── Material provided ──
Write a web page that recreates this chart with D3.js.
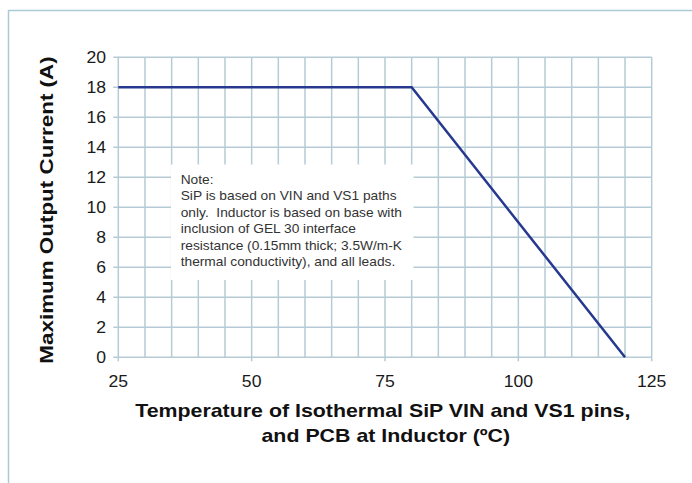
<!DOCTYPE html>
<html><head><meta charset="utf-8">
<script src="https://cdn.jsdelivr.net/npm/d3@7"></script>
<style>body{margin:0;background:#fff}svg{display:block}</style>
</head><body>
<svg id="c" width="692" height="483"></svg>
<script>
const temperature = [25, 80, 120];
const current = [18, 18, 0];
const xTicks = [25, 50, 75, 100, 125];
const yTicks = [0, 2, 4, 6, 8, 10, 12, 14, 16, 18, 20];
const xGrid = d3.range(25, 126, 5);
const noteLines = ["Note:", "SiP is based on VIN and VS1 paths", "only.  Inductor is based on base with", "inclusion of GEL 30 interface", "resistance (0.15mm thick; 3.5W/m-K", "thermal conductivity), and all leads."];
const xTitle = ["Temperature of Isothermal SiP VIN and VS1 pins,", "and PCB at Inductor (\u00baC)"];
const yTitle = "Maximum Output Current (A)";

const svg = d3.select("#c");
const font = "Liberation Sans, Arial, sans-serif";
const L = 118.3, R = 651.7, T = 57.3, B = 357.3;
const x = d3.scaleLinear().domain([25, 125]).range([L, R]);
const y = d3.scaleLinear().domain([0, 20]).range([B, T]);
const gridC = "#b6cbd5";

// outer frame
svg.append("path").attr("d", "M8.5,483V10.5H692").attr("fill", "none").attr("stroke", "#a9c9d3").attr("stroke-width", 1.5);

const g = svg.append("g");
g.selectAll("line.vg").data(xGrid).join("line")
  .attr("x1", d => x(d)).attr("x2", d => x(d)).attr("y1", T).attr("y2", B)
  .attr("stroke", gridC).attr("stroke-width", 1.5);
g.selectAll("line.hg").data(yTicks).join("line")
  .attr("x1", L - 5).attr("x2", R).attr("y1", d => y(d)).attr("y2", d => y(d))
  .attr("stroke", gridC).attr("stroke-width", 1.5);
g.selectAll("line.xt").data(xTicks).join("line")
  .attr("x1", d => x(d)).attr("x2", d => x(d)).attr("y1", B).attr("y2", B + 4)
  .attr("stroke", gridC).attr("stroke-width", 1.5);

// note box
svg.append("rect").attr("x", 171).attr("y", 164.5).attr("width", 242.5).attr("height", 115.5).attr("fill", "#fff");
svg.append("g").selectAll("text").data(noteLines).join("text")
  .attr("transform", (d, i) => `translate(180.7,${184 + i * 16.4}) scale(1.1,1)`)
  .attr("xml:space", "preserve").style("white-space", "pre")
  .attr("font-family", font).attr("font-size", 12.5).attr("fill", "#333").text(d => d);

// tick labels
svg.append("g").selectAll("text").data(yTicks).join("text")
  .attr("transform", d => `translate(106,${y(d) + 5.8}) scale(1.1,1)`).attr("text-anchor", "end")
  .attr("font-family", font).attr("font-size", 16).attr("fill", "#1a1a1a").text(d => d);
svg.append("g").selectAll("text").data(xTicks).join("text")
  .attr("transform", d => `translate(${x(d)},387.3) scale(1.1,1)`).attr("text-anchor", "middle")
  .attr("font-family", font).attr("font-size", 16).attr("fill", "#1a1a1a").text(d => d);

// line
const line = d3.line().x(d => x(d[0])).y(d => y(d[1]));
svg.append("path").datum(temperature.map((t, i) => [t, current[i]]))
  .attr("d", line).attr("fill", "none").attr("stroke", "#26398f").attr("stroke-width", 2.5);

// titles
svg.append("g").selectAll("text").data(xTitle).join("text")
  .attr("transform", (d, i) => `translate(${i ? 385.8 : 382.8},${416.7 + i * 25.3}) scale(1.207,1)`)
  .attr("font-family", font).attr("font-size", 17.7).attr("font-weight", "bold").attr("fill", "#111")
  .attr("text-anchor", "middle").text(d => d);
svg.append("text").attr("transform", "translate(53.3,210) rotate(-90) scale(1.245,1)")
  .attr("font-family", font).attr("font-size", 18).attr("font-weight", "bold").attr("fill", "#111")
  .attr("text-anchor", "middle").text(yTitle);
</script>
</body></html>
───
── Material provided ──
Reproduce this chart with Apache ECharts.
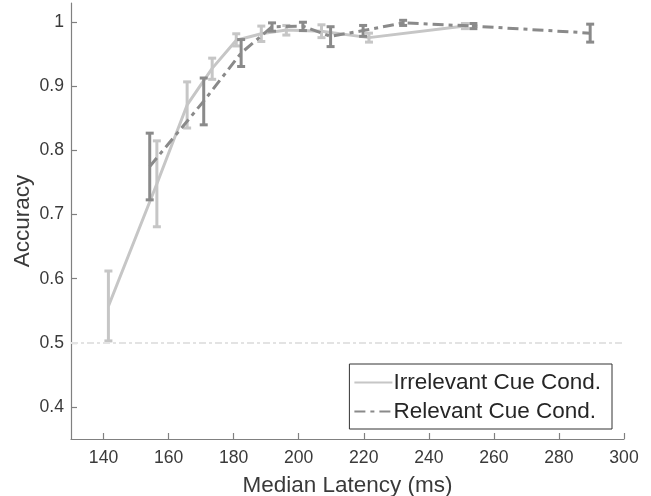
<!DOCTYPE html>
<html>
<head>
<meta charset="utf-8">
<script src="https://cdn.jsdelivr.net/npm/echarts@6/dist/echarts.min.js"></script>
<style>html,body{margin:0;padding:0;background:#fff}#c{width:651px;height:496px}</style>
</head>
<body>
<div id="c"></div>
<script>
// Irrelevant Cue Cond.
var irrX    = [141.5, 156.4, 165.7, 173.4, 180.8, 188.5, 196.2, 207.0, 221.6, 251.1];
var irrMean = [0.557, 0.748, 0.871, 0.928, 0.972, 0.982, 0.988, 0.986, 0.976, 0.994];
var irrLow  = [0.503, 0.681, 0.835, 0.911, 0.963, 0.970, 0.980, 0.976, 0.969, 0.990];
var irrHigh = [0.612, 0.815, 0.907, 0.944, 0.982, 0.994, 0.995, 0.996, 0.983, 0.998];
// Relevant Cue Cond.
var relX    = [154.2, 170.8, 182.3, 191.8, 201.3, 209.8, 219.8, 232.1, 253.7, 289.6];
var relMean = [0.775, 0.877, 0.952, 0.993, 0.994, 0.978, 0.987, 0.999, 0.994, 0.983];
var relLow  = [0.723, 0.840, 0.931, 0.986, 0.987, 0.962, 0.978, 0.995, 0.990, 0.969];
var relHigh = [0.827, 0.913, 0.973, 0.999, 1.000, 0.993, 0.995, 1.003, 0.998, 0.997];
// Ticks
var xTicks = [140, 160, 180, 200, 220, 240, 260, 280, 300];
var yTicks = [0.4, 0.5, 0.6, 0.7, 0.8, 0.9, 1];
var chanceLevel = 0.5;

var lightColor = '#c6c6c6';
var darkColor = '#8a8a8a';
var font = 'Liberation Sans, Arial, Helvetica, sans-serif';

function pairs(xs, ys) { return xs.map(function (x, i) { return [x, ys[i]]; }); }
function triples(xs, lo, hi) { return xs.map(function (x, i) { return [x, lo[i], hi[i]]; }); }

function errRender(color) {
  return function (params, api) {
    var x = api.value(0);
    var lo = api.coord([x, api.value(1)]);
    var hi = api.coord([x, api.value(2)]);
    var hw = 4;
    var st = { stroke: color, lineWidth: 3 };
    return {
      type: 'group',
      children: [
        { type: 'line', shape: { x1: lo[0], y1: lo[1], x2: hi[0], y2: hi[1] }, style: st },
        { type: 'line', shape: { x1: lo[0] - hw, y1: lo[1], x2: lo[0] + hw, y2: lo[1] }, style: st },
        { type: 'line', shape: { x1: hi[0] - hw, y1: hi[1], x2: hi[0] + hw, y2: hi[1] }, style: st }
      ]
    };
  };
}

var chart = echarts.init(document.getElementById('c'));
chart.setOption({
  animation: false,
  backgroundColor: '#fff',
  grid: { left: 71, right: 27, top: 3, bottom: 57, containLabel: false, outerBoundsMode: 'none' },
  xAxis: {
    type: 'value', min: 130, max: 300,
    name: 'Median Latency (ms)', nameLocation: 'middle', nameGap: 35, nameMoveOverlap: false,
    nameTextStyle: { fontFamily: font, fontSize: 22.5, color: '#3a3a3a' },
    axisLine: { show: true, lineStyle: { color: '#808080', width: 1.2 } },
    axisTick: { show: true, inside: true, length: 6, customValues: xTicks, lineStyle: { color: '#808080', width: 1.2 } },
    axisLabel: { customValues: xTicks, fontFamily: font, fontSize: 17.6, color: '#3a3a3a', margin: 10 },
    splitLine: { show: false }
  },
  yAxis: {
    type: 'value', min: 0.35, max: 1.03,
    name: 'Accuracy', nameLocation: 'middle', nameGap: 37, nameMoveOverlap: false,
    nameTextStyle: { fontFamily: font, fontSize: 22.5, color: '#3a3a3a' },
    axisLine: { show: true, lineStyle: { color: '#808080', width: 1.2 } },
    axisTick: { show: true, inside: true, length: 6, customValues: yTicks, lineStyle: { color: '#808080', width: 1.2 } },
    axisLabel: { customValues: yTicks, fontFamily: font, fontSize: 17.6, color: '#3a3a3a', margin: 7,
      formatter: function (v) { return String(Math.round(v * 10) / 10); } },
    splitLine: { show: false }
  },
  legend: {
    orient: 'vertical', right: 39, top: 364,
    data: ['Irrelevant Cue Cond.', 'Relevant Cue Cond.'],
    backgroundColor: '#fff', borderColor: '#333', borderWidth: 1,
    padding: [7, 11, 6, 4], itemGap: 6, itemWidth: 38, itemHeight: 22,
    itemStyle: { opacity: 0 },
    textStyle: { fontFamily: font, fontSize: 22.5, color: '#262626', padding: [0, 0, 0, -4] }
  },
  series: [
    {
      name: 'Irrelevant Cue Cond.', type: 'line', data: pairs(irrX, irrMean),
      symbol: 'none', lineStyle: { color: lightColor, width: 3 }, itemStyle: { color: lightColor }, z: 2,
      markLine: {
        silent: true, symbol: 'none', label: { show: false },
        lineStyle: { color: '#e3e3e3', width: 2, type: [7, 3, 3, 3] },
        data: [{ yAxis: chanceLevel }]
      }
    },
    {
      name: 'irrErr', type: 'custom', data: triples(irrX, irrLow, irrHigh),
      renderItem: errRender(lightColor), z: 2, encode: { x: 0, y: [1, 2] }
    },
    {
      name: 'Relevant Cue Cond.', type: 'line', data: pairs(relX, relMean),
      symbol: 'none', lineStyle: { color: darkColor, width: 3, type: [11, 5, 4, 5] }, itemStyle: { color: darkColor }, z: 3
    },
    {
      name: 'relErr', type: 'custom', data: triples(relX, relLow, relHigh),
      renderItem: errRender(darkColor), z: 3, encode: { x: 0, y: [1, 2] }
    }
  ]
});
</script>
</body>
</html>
───
Set task
From the records above, copy exactly the stretch from the line holding "Reproduce this chart with Apache ECharts." through the line holding "function triples(xs, lo, hi)", both ends included, without the pictures.

Task result
Reproduce this chart with Apache ECharts.
<!DOCTYPE html>
<html>
<head>
<meta charset="utf-8">
<script src="https://cdn.jsdelivr.net/npm/echarts@6/dist/echarts.min.js"></script>
<style>html,body{margin:0;padding:0;background:#fff}#c{width:651px;height:496px}</style>
</head>
<body>
<div id="c"></div>
<script>
// Irrelevant Cue Cond.
var irrX    = [141.5, 156.4, 165.7, 173.4, 180.8, 188.5, 196.2, 207.0, 221.6, 251.1];
var irrMean = [0.557, 0.748, 0.871, 0.928, 0.972, 0.982, 0.988, 0.986, 0.976, 0.994];
var irrLow  = [0.503, 0.681, 0.835, 0.911, 0.963, 0.970, 0.980, 0.976, 0.969, 0.990];
var irrHigh = [0.612, 0.815, 0.907, 0.944, 0.982, 0.994, 0.995, 0.996, 0.983, 0.998];
// Relevant Cue Cond.
var relX    = [154.2, 170.8, 182.3, 191.8, 201.3, 209.8, 219.8, 232.1, 253.7, 289.6];
var relMean = [0.775, 0.877, 0.952, 0.993, 0.994, 0.978, 0.987, 0.999, 0.994, 0.983];
var relLow  = [0.723, 0.840, 0.931, 0.986, 0.987, 0.962, 0.978, 0.995, 0.990, 0.969];
var relHigh = [0.827, 0.913, 0.973, 0.999, 1.000, 0.993, 0.995, 1.003, 0.998, 0.997];
// Ticks
var xTicks = [140, 160, 180, 200, 220, 240, 260, 280, 300];
var yTicks = [0.4, 0.5, 0.6, 0.7, 0.8, 0.9, 1];
var chanceLevel = 0.5;

var lightColor = '#c6c6c6';
var darkColor = '#8a8a8a';
var font = 'Liberation Sans, Arial, Helvetica, sans-serif';

function pairs(xs, ys) { return xs.map(function (x, i) { return [x, ys[i]]; }); }
function triples(xs, lo, hi) { return xs.map(function (x, i) { return [x, lo[i], hi[i]]; }); }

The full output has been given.